Costuras de linhas e de histórias no espaço Dança do Andar de Cima começam hoje: a desenhista e bordadeira Simone Barreto inicia oficina em que entrelaça técnica e conceitos, apresentando trabalhos de artistas como Arthur Bispo do Rosário, Leonilson, Nice Firmeza, Rosana Palazyan e Família Dumont, ao mesmo tempo em que oferece agulhas e linhas para o grupo. É através das habilidades da mão que ela discute artesanias e sua força dentro da arte contemporânea. A oficina vai até quinta-feira, sempre às 16 horas.
São as mãos, aliás, ponto inicial para todo o curso. “Já fiz essa oficina duas vezes aqui e uma no Acre”, contou Simone ao O POVO, no final de tarde do último sábado. No Acre ela esteve por conta de residência artística na cidade do Quinari, onde construiu, com um grupo de mulheres seringueiras, biografias bordadas de imagens e histórias. Na casa de uma amiga, na Praia de Iracema, de frente para o mar, ela descreveu as mãos das mulheres acreanas. “Elas nunca tinham bordado antes. Não tinham tido nem contato com lápis. Imagina: elas eram seringueiras. Foi uma semana de oficina só pra elas se acostumarem a pegar num lápis”. Processo mais demorado, cuidados mais atentos com cores e formas.

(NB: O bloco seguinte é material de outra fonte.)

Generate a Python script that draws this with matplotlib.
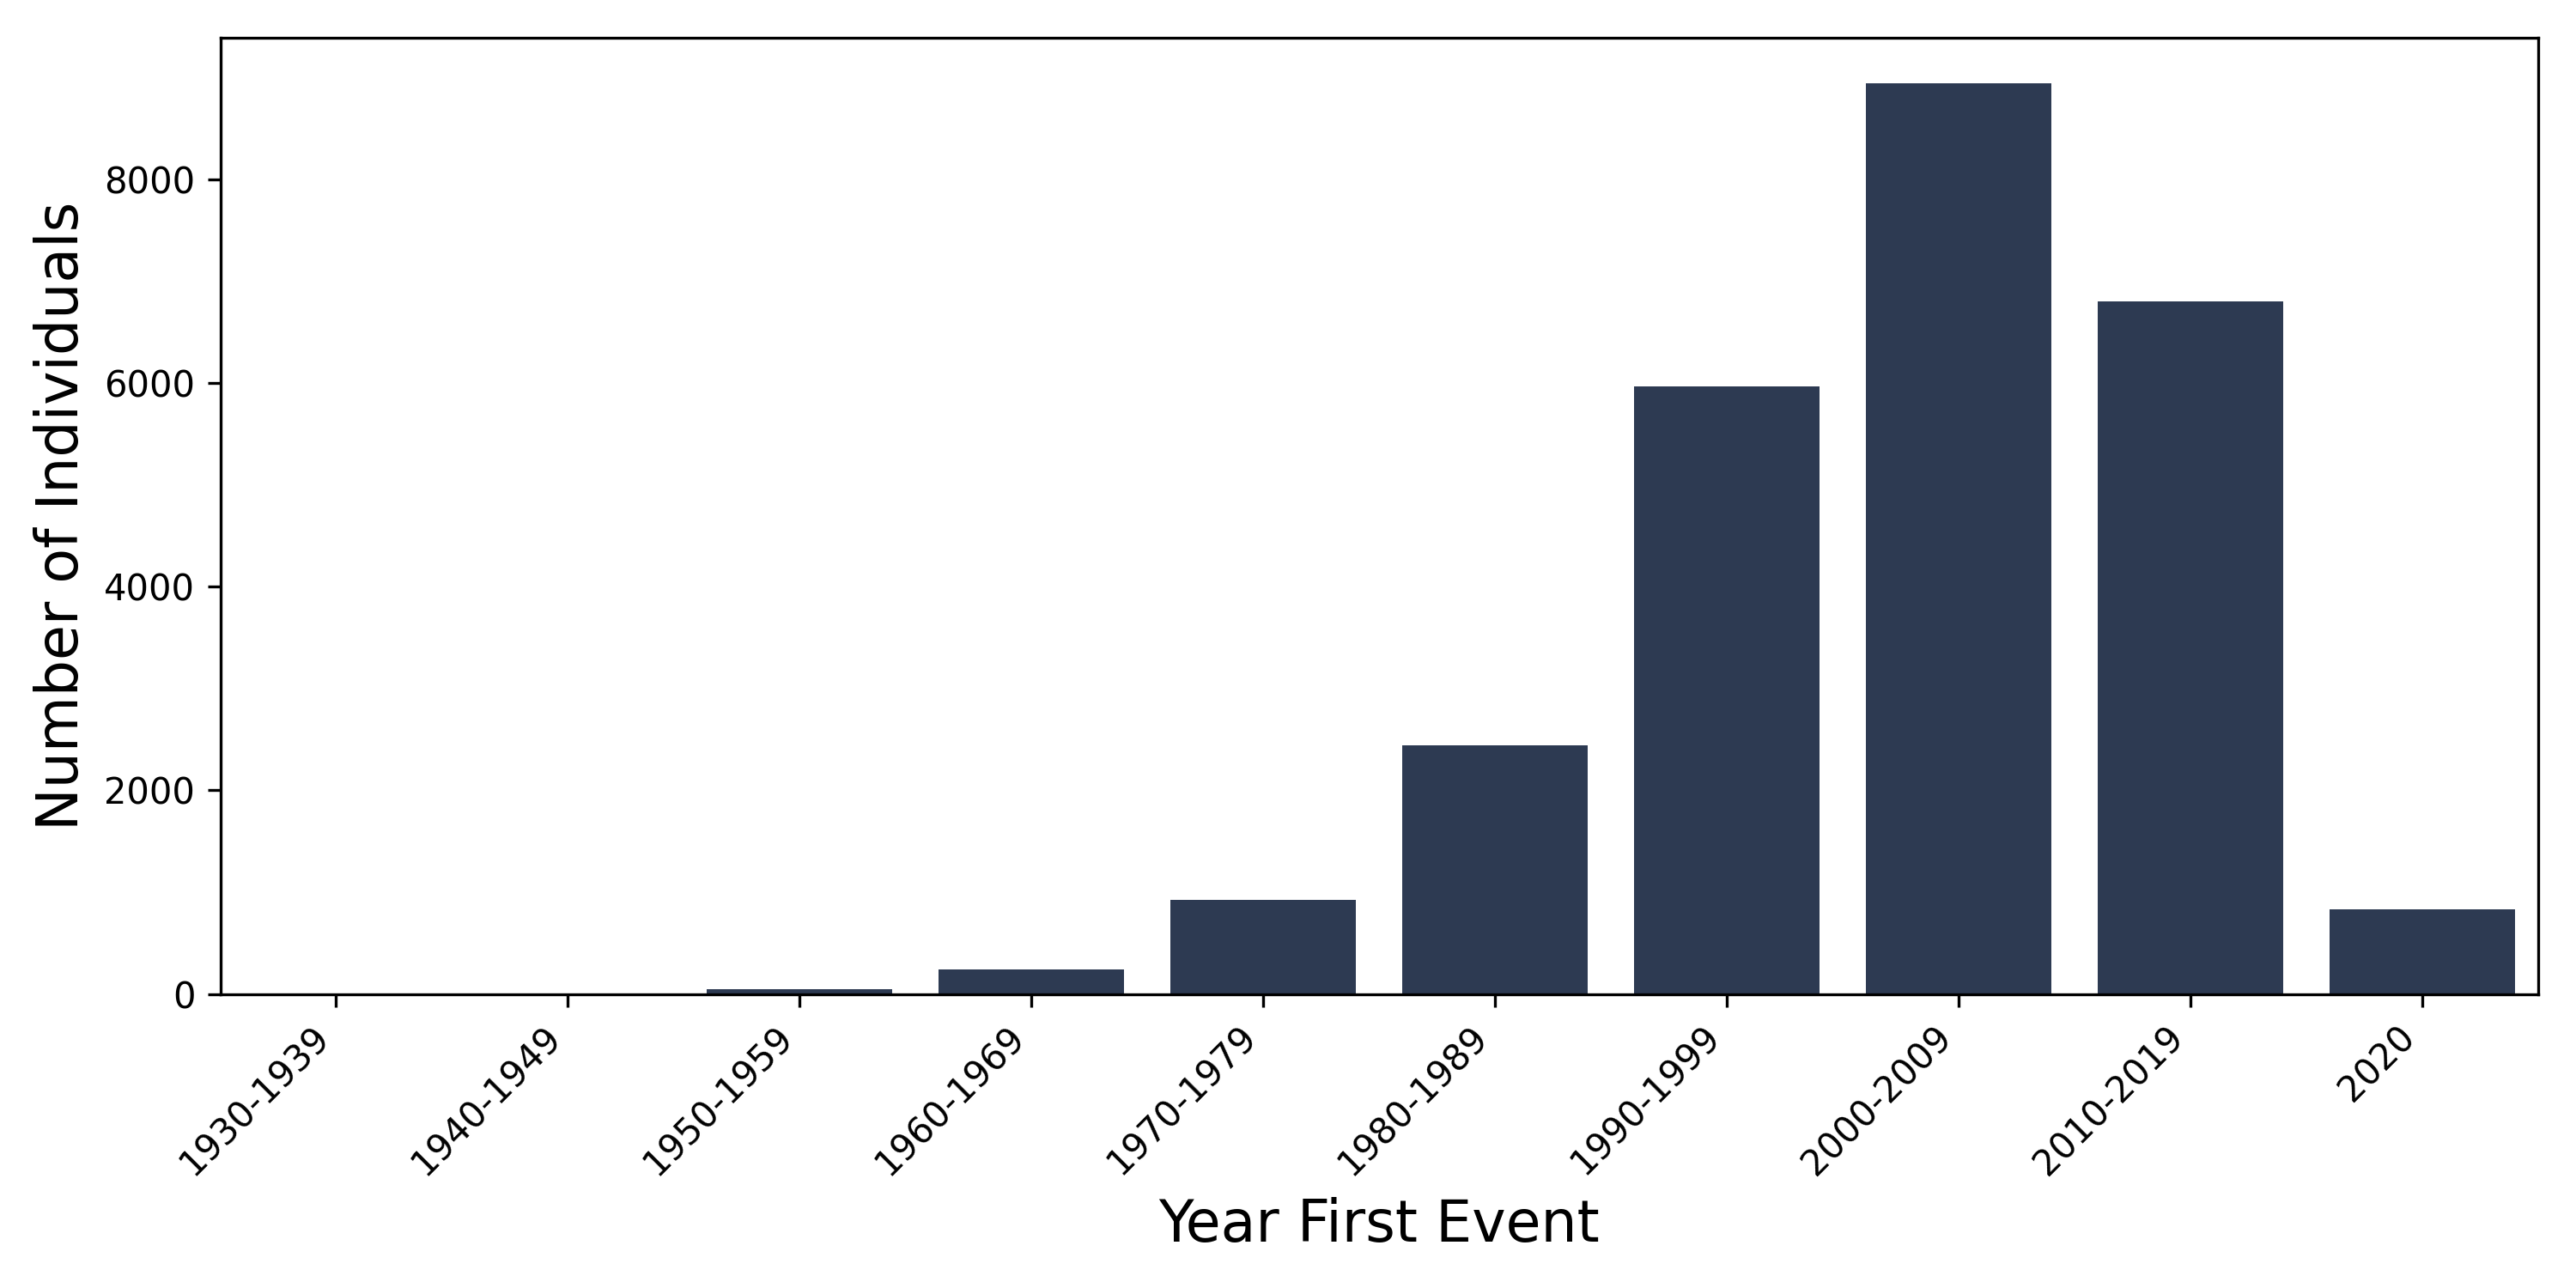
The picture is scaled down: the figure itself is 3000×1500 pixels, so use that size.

“Em um momento a gente tentava descobrir na floresta, porque o lugar era bem no meio da floresta, as cores que estavam na escala cromática”. E quando encontravam, era um alvoroço. No Ceará, é tudo bem diferente. Aqui a prática está enraizada no sertão e na praia, as mãos muitas vezes já trazem certa prática, é preciso apenas reavivar aquela habilidade. E as descobertas são outras. “As mais senhoras se reconhecem nos trabalhos da Nice (Firmeza)”, conta Simone, que ensinou a própria mãe a bordar. “É um reconhecimento que ativa o dispositivo da fala. Elas se sentem mais à vontade, se soltam mais. Falam do lugar onde elas estão”.
No decorrer da oficina, ela estimula sempre a feitura de bordados mais íntimos, e, se possível, até, levar uma imagem que sirva de inspiração. “Lembro da dona Maria, do Poço da Draga, que quis bordar o cachorro dela porque disse que era seu grande amigo e queria fazer uma homenagem”. As muitas subjetividades podem encontrar paralelo nos artistas apresentados. Leonilson, por exemplo, apesar da técnica não tanto apurada, explora as muitas vozes do eu. Arthur Bispo do Rosário, primeiro “bordador-artista” explorado pela Simone, que se iniciou na prática sozinha, chama atenção pela palavras tão belamente desenhadas. “É palavra, é desenho. É como se fosse um diário”.
Contextualização
Logo depois da II Guerra Mundial, artistas de diversos lugares, como os Estados Unidos, a Europa, o Japão, se relacionaram com suportes mais duros e com ações mais tencionadas: eles rasgavam, rompiam, torciam madeira, ferro, vidro. Ou usavam de elementos modulares, traziam impessoalidade nas peças e imagens – como na pop art, exemplificada nos retratos multicores de Marilyn Monroe. Nos dois casos, é fácil identificar a lógica industrial fundamentando as ações artísticas sobre o mundo. No Brasil, nem sempre: aqui linhas de costura, desenho, bordado, é que se sobressaíram. A lógica era outra: a pré-industrial. Enquanto bordam, costuram, desenham, esses artistas propõem outra forma de estar no mundo: não agindo sobre ele, mas com o mundo.
SERVIÇO
OFICINA DE BORDADO COM SIMONE BARRETO
Onde: Dança do Andar de Cima (Rua Desembargador Leite Albuquerque, 1523, Papicu)
Quando: Entre os dias 31 de maio e 2 de junho, sempre às 16 horas
Inscrições: dancanoandardecima@gmail.com
entenda a notícia
Com um grupo de amigos, Simone Barreto abriu o Dança no Andar de Cima, onde concentra espaço expositivo, salas para oficinas e escritórios de design. A ideia inicial é deixar o lugar aberto para propostas.